このゲームが盛り上がらない理由の一端は、我々プレイヤーの側にある。まずは、発売直前に公開されたムービーを見てほしい。
『The Tomorrow Children(トゥモロー チルドレン)』 ローンチトレーラー
人類復興を目標に、街をつくっていくのがこのゲーム。その過程で、個性的な街が生み出されることが企図されている。ムービーからはそれが伝わってくる。
だが、実際にいくつもの街を見てきたが、そのような個性的な街はほとんどない。不特定のプレイヤーが協力した結果、街の構造は効率や利便性を重視したものになりがちだ。タウンホールや発電所は、燃料を必要とするので資材置き場の近くにしよう。食料集めの効率がいいように、樹はまとまった場所に植えよう、という具合である。結果、どこの街もあまり変わり映えがしない、という共産圏らしい状況となる。
これが、個人で街を作るゲームであれば、効率を無視して好みの形を作る人も多いだろう。

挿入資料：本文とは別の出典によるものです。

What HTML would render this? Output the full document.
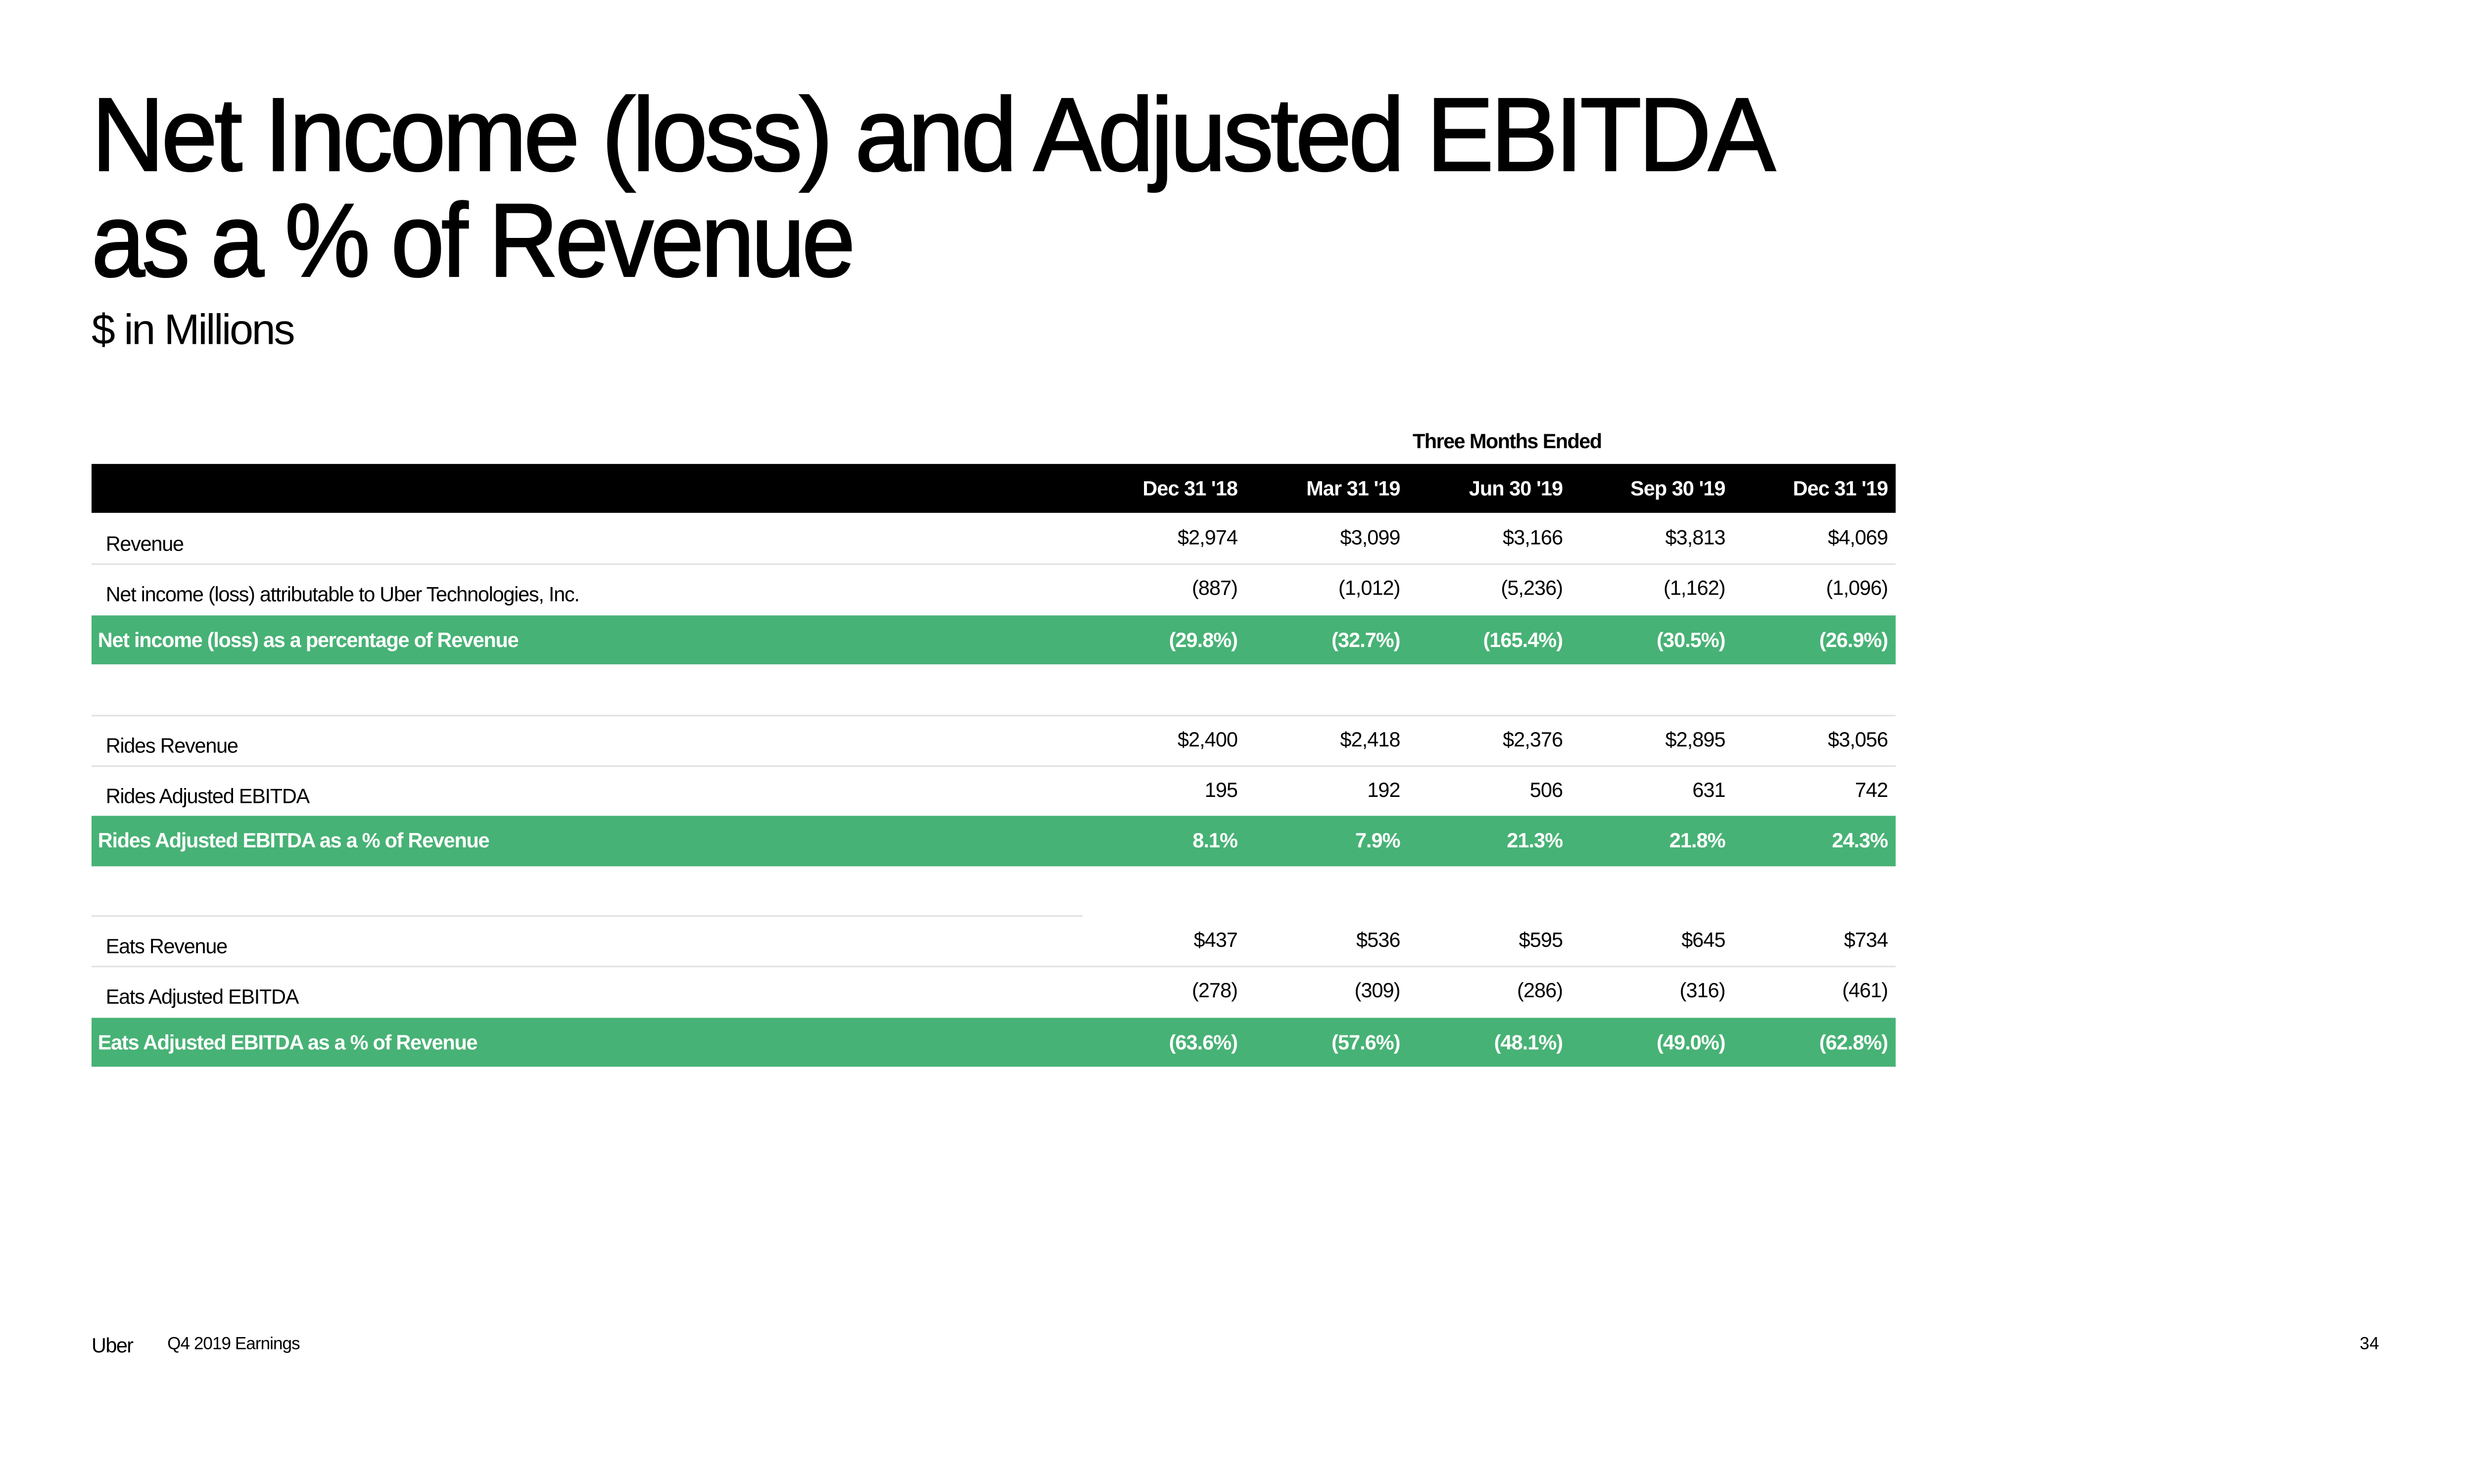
<!DOCTYPE html>
<html><head><meta charset="utf-8">
<style>
html,body{margin:0;padding:0;background:#fff;}
body{width:5333px;height:3000px;overflow:hidden;position:relative;}
#wrap{position:absolute;left:0;top:0;width:1672px;height:940px;transform:scale(3.19);transform-origin:0 0;font-family:"Liberation Sans",sans-serif;color:#000;}
.a{position:absolute;white-space:nowrap;}
.t{font-size:66px;line-height:66px;letter-spacing:-2px;transform-origin:0 50%;-webkit-text-stroke:1px #000;}
.row{position:absolute;left:58px;width:1143px;}
.lbl{position:absolute;left:9px;font-size:13px;letter-spacing:-0.4px;}
.val{position:absolute;font-size:13px;text-align:right;width:90px;letter-spacing:-0.3px;}
.green{background:#47b275;color:#fff;font-weight:bold;}
.line{position:absolute;height:1px;background:#e2e2e2;}
</style></head><body>
<div id="wrap">
<div class="a t fit" data-w="1065" style="left:58px;top:52px;">Net Income (loss) and Adjusted EBITDA</div>
<div class="a t fit" data-w="482" style="left:58px;top:119px;">as a % of Revenue</div>
<div class="a fit" data-w="128" style="left:58px;top:194px;font-size:27px;letter-spacing:-1px;transform-origin:0 50%;">$ in Millions</div>
<div class="a" style="left:895px;top:272px;font-size:13px;font-weight:bold;letter-spacing:-0.5px;">Three Months Ended</div>
<div id="table"></div>
<div class="a" style="left:58px;top:845px;font-size:13px;letter-spacing:-0.5px;">Uber</div>
<div class="a" style="left:106px;top:846px;font-size:11px;letter-spacing:-0.3px;">Q4 2019 Earnings</div>
<div class="a" style="left:1495px;top:846px;font-size:11px;">34</div>
</div>
<script>
const periods = ["Dec 31 '18","Mar 31 '19","Jun 30 '19","Sep 30 '19","Dec 31 '19"];
const revenue = ["$2,974","$3,099","$3,166","$3,813","$4,069"];
const netIncome = ["(887)","(1,012)","(5,236)","(1,162)","(1,096)"];
const netIncomePct = ["(29.8%)","(32.7%)","(165.4%)","(30.5%)","(26.9%)"];
const ridesRevenue = ["$2,400","$2,418","$2,376","$2,895","$3,056"];
const ridesEbitda = ["195","192","506","631","742"];
const ridesPct = ["8.1%","7.9%","21.3%","21.8%","24.3%"];
const eatsRevenue = ["$437","$536","$595","$645","$734"];
const eatsEbitda = ["(278)","(309)","(286)","(316)","(461)"];
const eatsPct = ["(63.6%)","(57.6%)","(48.1%)","(49.0%)","(62.8%)"];
const colRight = [784,887,990,1093,1196];
const rows = [
 {top:294,h:31,label:"",vals:periods,type:"header",name:"header-row"},
 {top:326,h:31,label:"Revenue",vals:revenue,type:"plain",name:"revenue-row"},
 {top:358,h:31,label:"Net income (loss) attributable to Uber Technologies, Inc.",vals:netIncome,type:"plain",name:"net-income-row"},
 {top:390,h:31,label:"Net income (loss) as a percentage of Revenue",vals:netIncomePct,type:"green",name:"net-income-pct-row"},
 {top:454,h:31,label:"Rides Revenue",vals:ridesRevenue,type:"plain",name:"rides-revenue-row"},
 {top:486,h:31,label:"Rides Adjusted EBITDA",vals:ridesEbitda,type:"plain",name:"rides-ebitda-row"},
 {top:517,h:32,label:"Rides Adjusted EBITDA as a % of Revenue",vals:ridesPct,type:"green",name:"rides-ebitda-pct-row"},
 {top:581,h:31,label:"Eats Revenue",vals:eatsRevenue,type:"plain",name:"eats-revenue-row"},
 {top:613,h:31,label:"Eats Adjusted EBITDA",vals:eatsEbitda,type:"plain",name:"eats-ebitda-row"},
 {top:645,h:31,label:"Eats Adjusted EBITDA as a % of Revenue",vals:eatsPct,type:"green",name:"eats-ebitda-pct-row"}
];
const lines=[[357,1143],[453,1143],[485,1143],[580,628],[612,1143]];
const tb=document.getElementById('table');
lines.forEach(l=>{const d=document.createElement('div');d.className='line';d.style.left='58px';d.style.top=l[0]+'px';d.style.width=l[1]+'px';


tb.appendChild(d);});
rows.forEach(r=>{
 const d=document.createElement('div');d.className='row'+(r.type==='green'?' green':'');
 d.style.top=r.top+'px';d.style.height=r.h+'px';
 if(r.type==='header'){d.style.background='#000';d.style.color='#fff';d.style.fontWeight='bold';}
 
 
 if(r.label){const l=document.createElement('div');l.className='lbl';l.textContent=r.label;
  l.style.top=(r.type==='plain'?r.h/2-5:r.h/2-8)+'px';
  if(r.type==='green')l.style.left='4px';
  
  
  d.appendChild(l);}
 r.vals.forEach((v,i)=>{const e=document.createElement('div');e.className='val';e.textContent=v;
  e.style.left=(colRight[i]-58-90)+'px';e.style.top=(r.type==='plain'?r.h/2-9:r.h/2-8)+'px';
  
  
  d.appendChild(e);});
 tb.appendChild(d);
});
document.querySelectorAll('.fit').forEach(el=>{const w=el.getBoundingClientRect().width/3.19;const t=+el.dataset.w;el.style.transform='scaleX('+(t/w)+')';});
</script>
</body></html>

あるいは、外国のプレイヤーであれば、その場のノリで変な街を作ったりするかもしれない。日本のプレイヤーは目標に忠実で、空気を読んで人に合わせ過ぎる。「トゥモロー チルドレン」を開発したQgamesは、社長以下多くの外国人スタッフを擁する多国籍企業なので、このへんは計算違いだったかもしれない。
このゲームでは、荒らしが許容されている。不要なものを作りまくったり、必要な施設を撤去したり、嫌がらせが可能だ。しかし、他のプレイヤーの反応が直接見られるゲームではないため、荒らし甲斐もないようで、最近はあまり見かけない。
上は、ある街で見かけた施設。防護壁と門を組み合わせて、勝手に個人ガレージを作っている。中にはご丁寧にもホバータンクと予備燃料が置いてあった。この国では個人の財は認められていないので、勝手に乗って去ってしまってもよいのだが、これだけ堂々と構えられているとかえって遠慮してしまう(笑) こういう創意あるプレイヤーが増えてくると面白くなるんだろうなあ。